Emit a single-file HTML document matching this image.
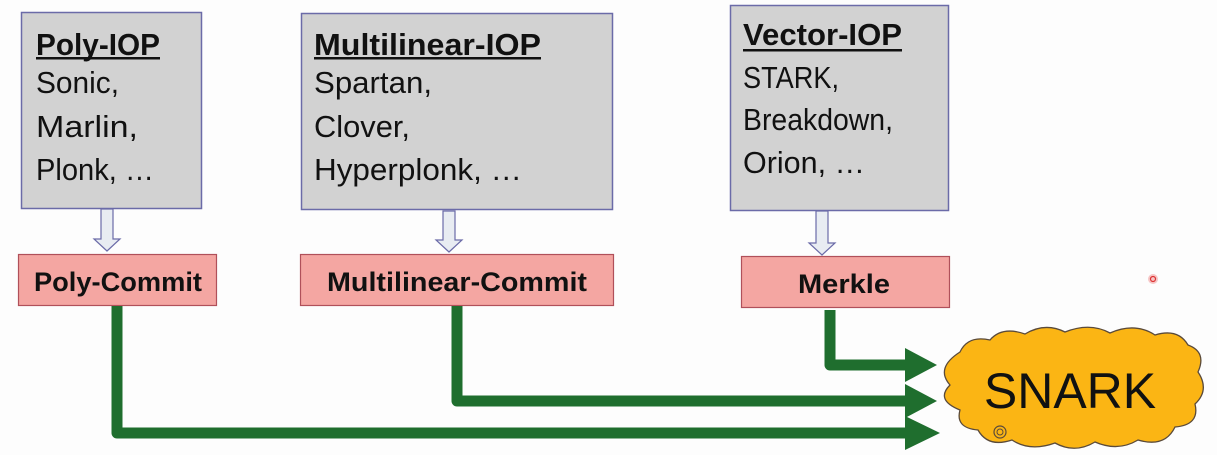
<!DOCTYPE html>
<html><head><meta charset="utf-8"><style>
html,body{margin:0;padding:0;background:#fdfdfd;width:1217px;height:455px;overflow:hidden}
svg{display:block}
text{font-family:"Liberation Sans",sans-serif}
</style></head><body>
<svg width="1217" height="455" viewBox="0 0 1217 455" xmlns="http://www.w3.org/2000/svg">
<rect x="21.5" y="12.5" width="180" height="196" fill="#d2d2d2" stroke="#6b6ba8" stroke-width="1.5"/>
<rect x="301.5" y="13.5" width="311" height="196" fill="#d2d2d2" stroke="#6b6ba8" stroke-width="1.5"/>
<rect x="730.5" y="5.5" width="218" height="205" fill="#d2d2d2" stroke="#6b6ba8" stroke-width="1.5"/>
<g font-size="31" fill="#111">
<text x="36" y="55" font-weight="bold" textLength="124" lengthAdjust="spacingAndGlyphs">Poly-IOP</text>
<rect x="36" y="57" width="124" height="2.5" fill="#111"/>
<text x="36" y="93" textLength="83" lengthAdjust="spacingAndGlyphs">Sonic,</text>
<text x="36" y="137" textLength="102" lengthAdjust="spacingAndGlyphs">Marlin,</text>
<text x="36" y="180" textLength="118" lengthAdjust="spacingAndGlyphs">Plonk, …</text>

<text x="314" y="55" font-weight="bold" textLength="227" lengthAdjust="spacingAndGlyphs">Multilinear-IOP</text>
<rect x="314" y="57" width="227" height="2.5" fill="#111"/>
<text x="314" y="93" textLength="118" lengthAdjust="spacingAndGlyphs">Spartan,</text>
<text x="314" y="137" textLength="96" lengthAdjust="spacingAndGlyphs">Clover,</text>
<text x="314" y="180" textLength="208" lengthAdjust="spacingAndGlyphs">Hyperplonk, …</text>

<text x="743" y="45" font-weight="bold" textLength="159" lengthAdjust="spacingAndGlyphs">Vector-IOP</text>
<rect x="743" y="49" width="159" height="2.5" fill="#111"/>
<text x="743" y="88" textLength="96" lengthAdjust="spacingAndGlyphs">STARK,</text>
<text x="743" y="130" textLength="150" lengthAdjust="spacingAndGlyphs">Breakdown,</text>
<text x="743" y="173" textLength="122" lengthAdjust="spacingAndGlyphs">Orion, …</text>
</g>
<g fill="#e8ecf2" stroke="#6b6ba8" stroke-width="1.2">
<path d="M101,209 H113 V239 H120 L107,251 L94,239 H101 Z"/>
<path d="M443,211 H455 V240 H462 L449,252 L436,240 H443 Z"/>
<path d="M816,211 H828 V243 H835 L822,255 L809,243 H816 Z"/>
</g>
<g fill="#f4a6a2" stroke="#b0505a" stroke-width="1.2">
<rect x="18.5" y="254.5" width="198" height="51"/>
<rect x="300.5" y="254.5" width="313" height="51"/>
<rect x="741.5" y="256.5" width="208" height="51"/>
</g>
<g font-size="27" font-weight="bold" fill="#111">
<text x="34" y="291" textLength="168" lengthAdjust="spacingAndGlyphs">Poly-Commit</text>
<text x="327" y="291" textLength="260" lengthAdjust="spacingAndGlyphs">Multilinear-Commit</text>
<text x="798" y="293" textLength="92" lengthAdjust="spacingAndGlyphs">Merkle</text>
</g>
<g fill="none" stroke="#1f6e2e" stroke-width="11" stroke-linejoin="round">
<path d="M117,306 V433 H910"/>
<path d="M457,306 V401 H910"/>
<path d="M830,310 V365 H910"/>
</g>
<g fill="#1f6e2e">
<path d="M905,348 L937,365 L905,382 Z"/>
<path d="M905,384 L937,401 L905,418 Z"/>
<path d="M905,416 L940,433 L905,450 Z"/>
</g>
<path d="M960,352 Q968,335 990,340 Q1002,326 1025,334 Q1045,322 1065,332 Q1090,322 1110,333 Q1135,322 1155,335 Q1178,328 1188,345 Q1207,352 1198,372 Q1210,390 1195,404 Q1200,425 1175,427 Q1165,448 1138,440 Q1118,452 1095,442 Q1075,454 1055,443 Q1030,452 1012,440 Q988,448 978,430 Q955,428 960,410 Q935,400 950,385 Q935,368 960,352 Z" fill="#fbb514" stroke="#5a4a3a" stroke-width="1.3"/>
<circle cx="1000" cy="432" r="6" fill="none" stroke="#5a4a3a" stroke-width="1.2"/>
<circle cx="1000" cy="432" r="3" fill="none" stroke="#5a4a3a" stroke-width="1"/>
<text x="1070" y="408" font-size="50" fill="#111" text-anchor="middle">SNARK</text>
<circle cx="1153" cy="279" r="5" fill="#f6c6c6"/>
<circle cx="1153" cy="279" r="2.5" fill="none" stroke="#d33" stroke-width="1.2"/>
</svg>
</body></html>
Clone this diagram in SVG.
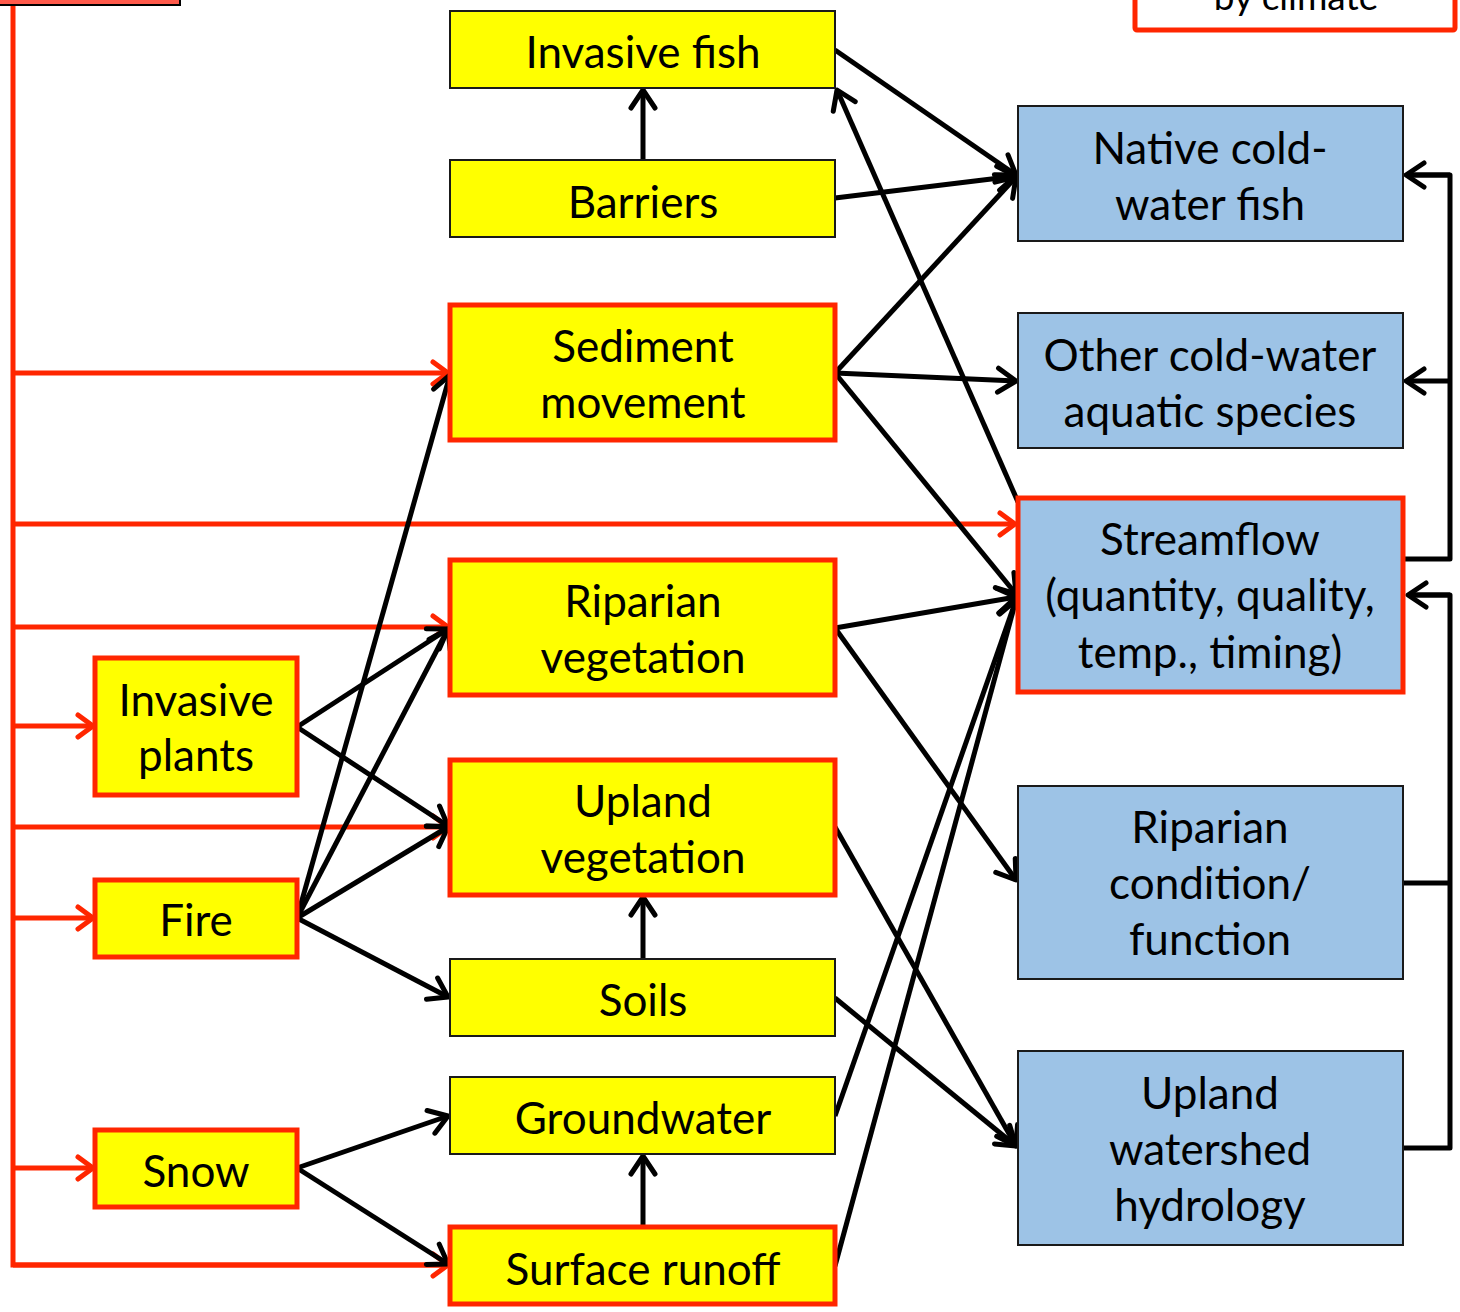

■ Work instructions:
Reproduce the whole listing exactly, but not the images in it.

■ The response:
Emit a single-file HTML document matching this image.
<!DOCTYPE html>
<html><head><meta charset="utf-8"><style>
html,body{margin:0;padding:0;background:#fdfdfd;width:1217px;height:455px;overflow:hidden}
svg{display:block}
text{font-family:"Liberation Sans",sans-serif}
</style></head><body>
<svg width="1217" height="455" viewBox="0 0 1217 455" xmlns="http://www.w3.org/2000/svg">
<rect x="21.5" y="12.5" width="180" height="196" fill="#d2d2d2" stroke="#6b6ba8" stroke-width="1.5"/>
<rect x="301.5" y="13.5" width="311" height="196" fill="#d2d2d2" stroke="#6b6ba8" stroke-width="1.5"/>
<rect x="730.5" y="5.5" width="218" height="205" fill="#d2d2d2" stroke="#6b6ba8" stroke-width="1.5"/>
<g font-size="31" fill="#111">
<text x="36" y="55" font-weight="bold" textLength="124" lengthAdjust="spacingAndGlyphs">Poly-IOP</text>
<rect x="36" y="57" width="124" height="2.5" fill="#111"/>
<text x="36" y="93" textLength="83" lengthAdjust="spacingAndGlyphs">Sonic,</text>
<text x="36" y="137" textLength="102" lengthAdjust="spacingAndGlyphs">Marlin,</text>
<text x="36" y="180" textLength="118" lengthAdjust="spacingAndGlyphs">Plonk, …</text>

<text x="314" y="55" font-weight="bold" textLength="227" lengthAdjust="spacingAndGlyphs">Multilinear-IOP</text>
<rect x="314" y="57" width="227" height="2.5" fill="#111"/>
<text x="314" y="93" textLength="118" lengthAdjust="spacingAndGlyphs">Spartan,</text>
<text x="314" y="137" textLength="96" lengthAdjust="spacingAndGlyphs">Clover,</text>
<text x="314" y="180" textLength="208" lengthAdjust="spacingAndGlyphs">Hyperplonk, …</text>

<text x="743" y="45" font-weight="bold" textLength="159" lengthAdjust="spacingAndGlyphs">Vector-IOP</text>
<rect x="743" y="49" width="159" height="2.5" fill="#111"/>
<text x="743" y="88" textLength="96" lengthAdjust="spacingAndGlyphs">STARK,</text>
<text x="743" y="130" textLength="150" lengthAdjust="spacingAndGlyphs">Breakdown,</text>
<text x="743" y="173" textLength="122" lengthAdjust="spacingAndGlyphs">Orion, …</text>
</g>
<g fill="#e8ecf2" stroke="#6b6ba8" stroke-width="1.2">
<path d="M101,209 H113 V239 H120 L107,251 L94,239 H101 Z"/>
<path d="M443,211 H455 V240 H462 L449,252 L436,240 H443 Z"/>
<path d="M816,211 H828 V243 H835 L822,255 L809,243 H816 Z"/>
</g>
<g fill="#f4a6a2" stroke="#b0505a" stroke-width="1.2">
<rect x="18.5" y="254.5" width="198" height="51"/>
<rect x="300.5" y="254.5" width="313" height="51"/>
<rect x="741.5" y="256.5" width="208" height="51"/>
</g>
<g font-size="27" font-weight="bold" fill="#111">
<text x="34" y="291" textLength="168" lengthAdjust="spacingAndGlyphs">Poly-Commit</text>
<text x="327" y="291" textLength="260" lengthAdjust="spacingAndGlyphs">Multilinear-Commit</text>
<text x="798" y="293" textLength="92" lengthAdjust="spacingAndGlyphs">Merkle</text>
</g>
<g fill="none" stroke="#1f6e2e" stroke-width="11" stroke-linejoin="round">
<path d="M117,306 V433 H910"/>
<path d="M457,306 V401 H910"/>
<path d="M830,310 V365 H910"/>
</g>
<g fill="#1f6e2e">
<path d="M905,348 L937,365 L905,382 Z"/>
<path d="M905,384 L937,401 L905,418 Z"/>
<path d="M905,416 L940,433 L905,450 Z"/>
</g>
<path d="M960,352 Q968,335 990,340 Q1002,326 1025,334 Q1045,322 1065,332 Q1090,322 1110,333 Q1135,322 1155,335 Q1178,328 1188,345 Q1207,352 1198,372 Q1210,390 1195,404 Q1200,425 1175,427 Q1165,448 1138,440 Q1118,452 1095,442 Q1075,454 1055,443 Q1030,452 1012,440 Q988,448 978,430 Q955,428 960,410 Q935,400 950,385 Q935,368 960,352 Z" fill="#fbb514" stroke="#5a4a3a" stroke-width="1.3"/>
<circle cx="1000" cy="432" r="6" fill="none" stroke="#5a4a3a" stroke-width="1.2"/>
<circle cx="1000" cy="432" r="3" fill="none" stroke="#5a4a3a" stroke-width="1"/>
<text x="1070" y="408" font-size="50" fill="#111" text-anchor="middle">SNARK</text>
<circle cx="1153" cy="279" r="5" fill="#f6c6c6"/>
<circle cx="1153" cy="279" r="2.5" fill="none" stroke="#d33" stroke-width="1.2"/>
</svg>
</body></html>
Clone this diagram in SVG.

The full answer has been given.